◆ Objective ◆
Exclude the pictures and reproduce the remaining data exactly as written.

◆ Supplied material ◆

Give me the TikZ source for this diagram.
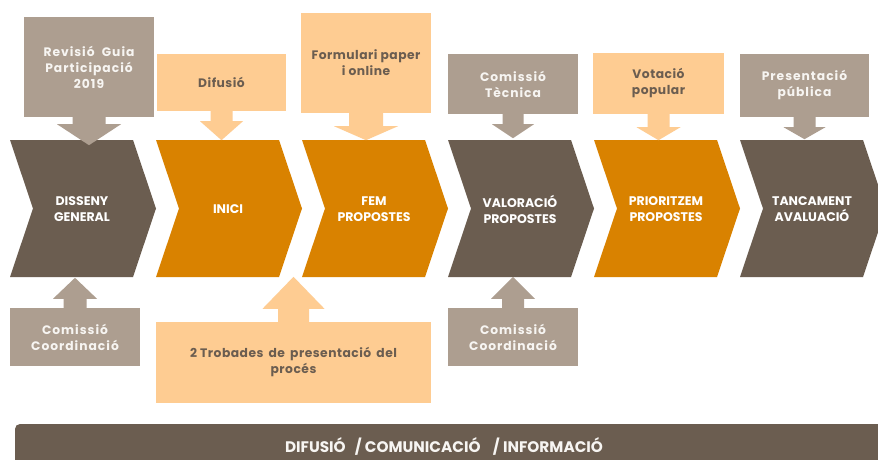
\documentclass[tikz,border=0pt]{standalone}
\usepackage{fontspec}
\setmainfont{Poppins}
\usetikzlibrary{calc}
\definecolor{brn}{HTML}{6B5D50}
\definecolor{org}{HTML}{D98200}
\definecolor{tan}{HTML}{AD9E90}
\definecolor{pch}{HTML}{FECC92}
\definecolor{lite}{HTML}{F7F5F2}
\definecolor{dtxt}{HTML}{6B5D50}
% chevron: #1 name, #2 colour, #3 left x, #4 text
\newcommand\mychev[4]{%
  \fill[#2] (#3,140) -- ++(123,0) -- ++(23,68.5) -- ++(-23,68.5) -- ++(-123,0) -- ++(23,-68.5) -- cycle;
  \node[chevtext] (#1) at (#3+72,209) {#4};
}
% down arrow under box: #1 box, #2 colour, #3 stem half, #4 stem length, #5 head half, #6 head length
\newcommand\mydown[6]{%
  \fill[#2] let \p1=(#1.south) in
    (\x1-#3pt,\y1+0.5pt) -- (\x1-#3pt,\y1-#4pt) -- (\x1-#5pt,\y1-#4pt) -- (\x1,\y1-#4pt-#6pt)
    -- (\x1+#5pt,\y1-#4pt) -- (\x1+#3pt,\y1-#4pt) -- (\x1+#3pt,\y1+0.5pt) -- cycle;
}
\newcommand\myup[6]{%
  \fill[#2] let \p1=(#1.north) in
    (\x1-#3pt,\y1-0.5pt) -- (\x1-#3pt,\y1+#4pt) -- (\x1-#5pt,\y1+#4pt) -- (\x1,\y1+#4pt+#6pt)
    -- (\x1+#5pt,\y1+#4pt) -- (\x1+#3pt,\y1+#4pt) -- (\x1+#3pt,\y1-0.5pt) -- cycle;
}
\begin{document}
\begin{tikzpicture}[x=1pt,y=-1pt,
  chevtext/.style={text=white,font=\bfseries\fontsize{12.5}{16}\selectfont,align=center,inner sep=0pt},
  tanbox/.style={fill=tan,text=lite,font=\bfseries\fontsize{12.3}{16}\selectfont\addfontfeatures{LetterSpace=8},align=center,inner sep=0pt},
  pchbox/.style={fill=pch,text=dtxt,font=\bfseries\fontsize{12.3}{16}\selectfont\addfontfeatures{LetterSpace=4},align=center,inner sep=0pt},
  bartext/.style={text=lite,font=\bfseries\fontsize{15.3}{18}\selectfont,inner sep=0pt}]
\useasboundingbox (0,0) rectangle (878,460);
\clip (0,0) rectangle (878,460);
\fill[white] (0,0) rectangle (878,460);

% chevrons
\mychev{c1}{brn}{10}{DISSENY\\GENERAL}
\mychev{c2}{org}{156}{INICI}
\mychev{c3}{org}{302}{FEM\\PROPOSTES}
\mychev{c4}{brn}{448}{VALORACIÓ\\PROPOSTES}
\mychev{c5}{org}{594}{PRIORITZEM\\PROPOSTES}
\mychev{c6}{brn}{740}{TANCAMENT\\AVALUACIÓ}

% top boxes
\node[tanbox,minimum width=130pt,minimum height=99pt] (t1) at (89,67) {Revisió \ Guia\\Participació\\2019};
\node[pchbox,minimum width=129pt,minimum height=57pt] (t2) at (221.5,82.5) {Difusió};
\node[pchbox,minimum width=130pt,minimum height=99pt] (t3) at (366,63) {Formulari paper\\i online};
\node[tanbox,minimum width=130pt,minimum height=60pt] (t4) at (513,84) {Comissió\\Tècnica};
\node[pchbox,minimum width=131pt,minimum height=61pt] (t5) at (658.5,83.5) {Votació\\popular};
\node[tanbox,minimum width=129pt,minimum height=63pt] (t6) at (804.5,85.5) {Presentació\\pública};

\mydown{t1}{tan}{16.5}{7.5}{32}{21}
\mydown{t2}{pch}{11}{10}{21.5}{19}
\mydown{t3}{pch}{17}{13.5}{32}{14}
\mydown{t4}{tan}{10.5}{10}{21}{14}
\mydown{t5}{pch}{11}{13}{22}{13}
\mydown{t6}{tan}{11}{10}{21}{12}

% bottom boxes
\node[tanbox,minimum width=130pt,minimum height=58pt] (b1) at (75,337) {Comissió\\Coordinació};
\node[pchbox,minimum width=275pt,minimum height=81pt] (b2) at (293.5,362.5) {2 Trobades \,de \,presentació \,del\\procés};
\node[tanbox,minimum width=130pt,minimum height=58pt] (b3) at (513,337) {Comissió\\Coordinació};

\myup{b1}{tan}{11.5}{9}{22}{21}
\myup{b2}{pch}{15.5}{13}{31}{32}
\myup{b3}{tan}{11}{9}{22}{22}

% bottom bar
\fill[brn,rounded corners=5pt] (15,424) rectangle (910,480);
\node[bartext] (bar) at (444,446) {DIFUSIÓ \ \,/ COMUNICACIÓ \ \ \,/ INFORMACIÓ};
\end{tikzpicture}
\end{document}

◆ Solution for this exercise ◆
Give me the TikZ source for this diagram.
\documentclass[tikz,border=0pt]{standalone}
\usepackage{fontspec}
\setmainfont{Poppins}
\usetikzlibrary{calc}
\definecolor{brn}{HTML}{6B5D50}
\definecolor{org}{HTML}{D98200}
\definecolor{tan}{HTML}{AD9E90}
\definecolor{pch}{HTML}{FECC92}
\definecolor{lite}{HTML}{F7F5F2}
\definecolor{dtxt}{HTML}{6B5D50}
% chevron: #1 name, #2 colour, #3 left x, #4 text
\newcommand\mychev[4]{%
  \fill[#2] (#3,140) -- ++(123,0) -- ++(23,68.5) -- ++(-23,68.5) -- ++(-123,0) -- ++(23,-68.5) -- cycle;
  \node[chevtext] (#1) at (#3+72,209) {#4};
}
% down arrow under box: #1 box, #2 colour, #3 stem half, #4 stem length, #5 head half, #6 head length
\newcommand\mydown[6]{%
  \fill[#2] let \p1=(#1.south) in
    (\x1-#3pt,\y1+0.5pt) -- (\x1-#3pt,\y1-#4pt) -- (\x1-#5pt,\y1-#4pt) -- (\x1,\y1-#4pt-#6pt)
    -- (\x1+#5pt,\y1-#4pt) -- (\x1+#3pt,\y1-#4pt) -- (\x1+#3pt,\y1+0.5pt) -- cycle;
}
\newcommand\myup[6]{%
  \fill[#2] let \p1=(#1.north) in
    (\x1-#3pt,\y1-0.5pt) -- (\x1-#3pt,\y1+#4pt) -- (\x1-#5pt,\y1+#4pt) -- (\x1,\y1+#4pt+#6pt)
    -- (\x1+#5pt,\y1+#4pt) -- (\x1+#3pt,\y1+#4pt) -- (\x1+#3pt,\y1-0.5pt) -- cycle;
}
\begin{document}
\begin{tikzpicture}[x=1pt,y=-1pt,
  chevtext/.style={text=white,font=\bfseries\fontsize{12.5}{16}\selectfont,align=center,inner sep=0pt},
  tanbox/.style={fill=tan,text=lite,font=\bfseries\fontsize{12.3}{16}\selectfont\addfontfeatures{LetterSpace=8},align=center,inner sep=0pt},
  pchbox/.style={fill=pch,text=dtxt,font=\bfseries\fontsize{12.3}{16}\selectfont\addfontfeatures{LetterSpace=4},align=center,inner sep=0pt},
  bartext/.style={text=lite,font=\bfseries\fontsize{15.3}{18}\selectfont,inner sep=0pt}]
\useasboundingbox (0,0) rectangle (878,460);
\clip (0,0) rectangle (878,460);
\fill[white] (0,0) rectangle (878,460);

% chevrons
\mychev{c1}{brn}{10}{DISSENY\\GENERAL}
\mychev{c2}{org}{156}{INICI}
\mychev{c3}{org}{302}{FEM\\PROPOSTES}
\mychev{c4}{brn}{448}{VALORACIÓ\\PROPOSTES}
\mychev{c5}{org}{594}{PRIORITZEM\\PROPOSTES}
\mychev{c6}{brn}{740}{TANCAMENT\\AVALUACIÓ}

% top boxes
\node[tanbox,minimum width=130pt,minimum height=99pt] (t1) at (89,67) {Revisió \ Guia\\Participació\\2019};
\node[pchbox,minimum width=129pt,minimum height=57pt] (t2) at (221.5,82.5) {Difusió};
\node[pchbox,minimum width=130pt,minimum height=99pt] (t3) at (366,63) {Formulari paper\\i online};
\node[tanbox,minimum width=130pt,minimum height=60pt] (t4) at (513,84) {Comissió\\Tècnica};
\node[pchbox,minimum width=131pt,minimum height=61pt] (t5) at (658.5,83.5) {Votació\\popular};
\node[tanbox,minimum width=129pt,minimum height=63pt] (t6) at (804.5,85.5) {Presentació\\pública};

\mydown{t1}{tan}{16.5}{7.5}{32}{21}
\mydown{t2}{pch}{11}{10}{21.5}{19}
\mydown{t3}{pch}{17}{13.5}{32}{14}
\mydown{t4}{tan}{10.5}{10}{21}{14}
\mydown{t5}{pch}{11}{13}{22}{13}
\mydown{t6}{tan}{11}{10}{21}{12}

% bottom boxes
\node[tanbox,minimum width=130pt,minimum height=58pt] (b1) at (75,337) {Comissió\\Coordinació};
\node[pchbox,minimum width=275pt,minimum height=81pt] (b2) at (293.5,362.5) {2 Trobades \,de \,presentació \,del\\procés};
\node[tanbox,minimum width=130pt,minimum height=58pt] (b3) at (513,337) {Comissió\\Coordinació};

\myup{b1}{tan}{11.5}{9}{22}{21}
\myup{b2}{pch}{15.5}{13}{31}{32}
\myup{b3}{tan}{11}{9}{22}{22}

% bottom bar
\fill[brn,rounded corners=5pt] (15,424) rectangle (910,480);
\node[bartext] (bar) at (444,446) {DIFUSIÓ \ \,/ COMUNICACIÓ \ \ \,/ INFORMACIÓ};
\end{tikzpicture}
\end{document}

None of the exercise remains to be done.